A KSCC statement said that those freed were among 126 people who were in their custody.
“We did an investigation and found that they didn’t commit any serious crimes. Also, they had been detained for too long and it was time we came to a decision, which was to let them go,” a KSCC spokesperson told Myanmar Now, adding that those exonerated had signed a pledge not to engage with the military council.
The 24 people released were reportedly government staff members, labourers and street vendors, and most came from Naypyitaw, Mandalay or Sagaing; around five were from Loikaw, the Karenni (Kayah) State capital.
“They were just people who gave information about a particular region to the military in return for the military’s permission to go to that region. There was nothing more to it,” the spokesperson said.
Also among them were four people arrested in an interception by the Karenni Nationalities Defence Force (KNDF) in Pekhon, southern Shan State, on April 21 of 24 men who were working for the military council’s electricity department accompanied by two army officers from Light Infantry Battalion 336. They were all subsequently detained by the armed group, which formed after the February 2021 coup.
The released individuals were held for a minimum of one month and a maximum of two months, according to the spokesperson. In the past, he added, people have been allowed to leave after as little as three to four days if evidence proving their innocence became available. He did not elaborate on the circumstances surrounding those cases.
The spokesperson described the remaining 102 detainees in KSCC custody as convicted criminals and military informants.
“The ones that are still in detention are the ones against whom we have solid evidence that they were aiding the military in some way. Some were working for the military. Some were involved in drug-related cases and there are other criminals such as robbers and thieves among them as well,” he said.

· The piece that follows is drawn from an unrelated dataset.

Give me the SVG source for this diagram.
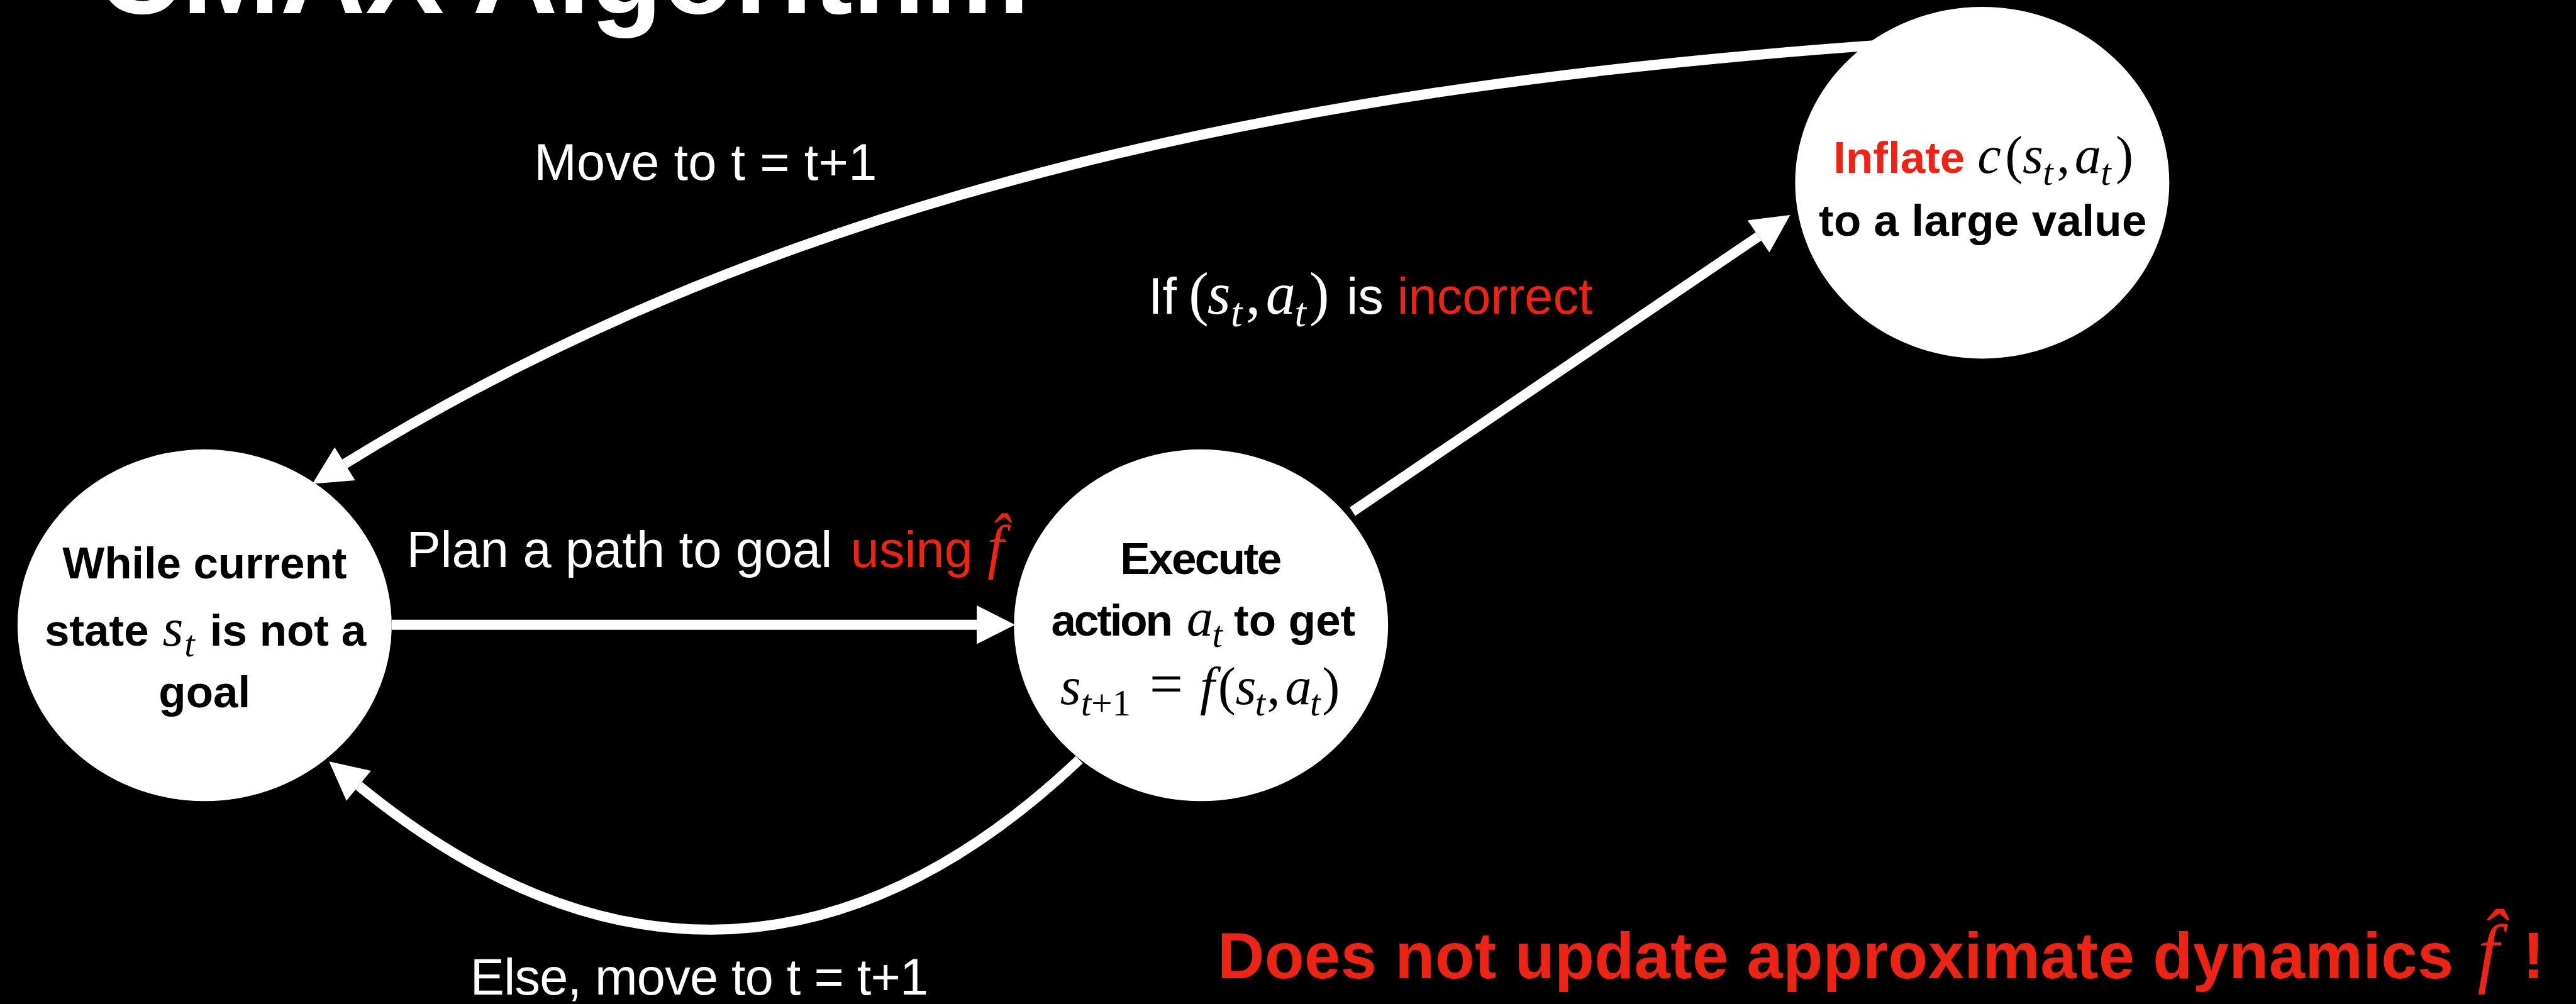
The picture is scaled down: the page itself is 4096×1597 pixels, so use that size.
<svg xmlns="http://www.w3.org/2000/svg" width="4096" height="1597" viewBox="0 0 4096 1597">
<defs>
<style>
text{font-family:"Liberation Sans",Arial,sans-serif}
.b{font-weight:700}
.m{font-family:"Liberation Serif","Times New Roman",serif;font-style:italic;font-weight:400}
.u{font-style:normal}
.node ellipse{fill:#fff}
.node text{fill:#000;font-size:84px;font-weight:700}
.lbl{fill:#fff;font-size:96px}
.red{fill:#EC2416}
.conn{fill:none;stroke:#fff;stroke-width:19;marker-end:url(#ah)}
</style>
<marker id="ah" markerUnits="userSpaceOnUse" markerWidth="80" markerHeight="80" viewBox="0 -40 80 80" refX="0" refY="0" orient="auto" overflow="visible">
<path d="M0,-36.5 L72,0 L0,36.5 Z" fill="#fff"/>
</marker>
</defs>
<rect x="0" y="0" width="4096" height="1597" fill="#000"/>
<g transform="scale(0.845)">
<text id="title" x="182" y="25" class="b" font-size="221" fill="#fff" textLength="1755" lengthAdjust="spacingAndGlyphs">CMAX Algorithm</text>

<g id="connectors">
<path class="conn" d="M737,1176 H1838"/>
<path class="conn" d="M2545,963 L3309,445"/>
<path class="conn" d="M3534,85 C2487,160 1499,347 649,873"/>
<path class="conn" d="M2031,1430 C1568,1868 1103,1829 675,1479"/>
</g>

<g id="edge-labels">
<text class="lbl" y="1068"><tspan x="765" textLength="801">Plan a path to goal</tspan><tspan x="1601" class="red">using</tspan><tspan x="1858" class="m red" font-size="112">f̂</tspan></text>
<text class="lbl" y="590"><tspan x="2161">If</tspan><tspan x="2237" class="m u" font-size="112">(</tspan><tspan x="2272" class="m" font-size="112">s</tspan><tspan x="2316" y="614" class="m" font-size="78">t</tspan><tspan x="2344" y="590" class="m u" font-size="112">,</tspan><tspan x="2382" class="m" font-size="112">a</tspan><tspan x="2436" y="614" class="m" font-size="78">t</tspan><tspan x="2464" y="590" class="m u" font-size="112">)</tspan><tspan x="2534">is</tspan><tspan x="2629" class="red">incorrect</tspan></text>
<text class="lbl" x="1005" y="338" textLength="645">Move to t = t+1</text>
<text class="lbl" x="885" y="1872" textLength="862">Else, move to t = t+1</text>
</g>

<g id="node-start" class="node">
<ellipse cx="385" cy="1177" rx="352" ry="331"/>
<text x="385" y="1089" text-anchor="middle" textLength="535">While current</text>
<text y="1215"><tspan x="84">state</tspan><tspan x="306" class="m" font-size="100">s</tspan><tspan x="347" y="1236" class="m" font-size="70">t</tspan><tspan x="395" y="1215">is not a</tspan></text>
<text x="385" y="1331" text-anchor="middle">goal</text>
</g>

<g id="node-execute" class="node">
<ellipse cx="2260" cy="1177" rx="352" ry="331"/>
<text x="2260" y="1080" text-anchor="middle" textLength="304">Execute</text>
<text y="1197"><tspan x="1978" textLength="229">action</tspan><tspan x="2233" class="m" font-size="100">a</tspan><tspan x="2281" y="1218" class="m" font-size="70">t</tspan><tspan x="2322" y="1197">to get</tspan></text>
<text y="1326"><tspan x="1995" class="m" font-size="100">s</tspan><tspan x="2034" y="1347" class="m" font-size="70">t</tspan><tspan class="m u" font-size="70">+1</tspan><tspan x="2163" y="1326" class="m u" font-size="112">=</tspan><tspan x="2258" class="m" font-size="100">f</tspan><tspan x="2292" class="m u" font-size="100">(</tspan><tspan x="2325" class="m" font-size="100">s</tspan><tspan x="2362" y="1347" class="m" font-size="70">t</tspan><tspan x="2384" y="1326" class="m u" font-size="100">,</tspan><tspan x="2418" class="m" font-size="100">a</tspan><tspan x="2465" y="1347" class="m" font-size="70">t</tspan><tspan x="2488" y="1326" class="m u" font-size="100">)</tspan></text>
</g>

<g id="node-inflate" class="node">
<ellipse cx="3730" cy="344" rx="352" ry="331"/>
<text y="326"><tspan x="3450" class="red">Inflate</tspan><tspan x="3721" class="m" font-size="100">c</tspan><tspan x="3773" class="m u" font-size="100">(</tspan><tspan x="3806" class="m" font-size="100">s</tspan><tspan x="3844" y="348" class="m" font-size="70">t</tspan><tspan x="3870" y="326" class="m u" font-size="100">,</tspan><tspan x="3904" class="m" font-size="100">a</tspan><tspan x="3953" y="348" class="m" font-size="70">t</tspan><tspan x="3981" y="326" class="m u" font-size="100">)</tspan></text>
<text x="3731" y="444" text-anchor="middle" textLength="617">to a large value</text>
</g>

<g id="note">
<text y="1842" class="b red" font-size="122"><tspan x="2291" textLength="2326">Does not update approximate dynamics</tspan><tspan x="4662" class="m" font-size="145">f̂</tspan><tspan x="4747">!</tspan></text>
</g>
</g>
</svg>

Suspected junta associates are first brought to the Karenni State Police Department (KSP)—the law enforcement institution founded by the resistance movement—with their cases then examined by members of the movement’s judiciary.
KSP information officer Bo Bo told Myanmar Now in early May that the judiciary committee had been formed of legal experts, anti-junta township and village administrators, leaders of social welfare groups, and prominent women, and that the decision-making body took action against perpetrators in cases where criminal conduct was found to have occurred.
“Our local laws don’t have any provisions on how to deal with military informants, government staff [still working for the junta], and prisoners of war, so we had to form that committee to judge those cases,” Bo Bo said.
Theft and robbery and other common cases are dealt with in accordance with traditional Karenni laws.
The KSCC includes representatives from civil society and youth organisations, the Kayah State Democratic Party, the Kayan National Party, the National League for Democracy, five ethnic armed organisations, and the KNDF.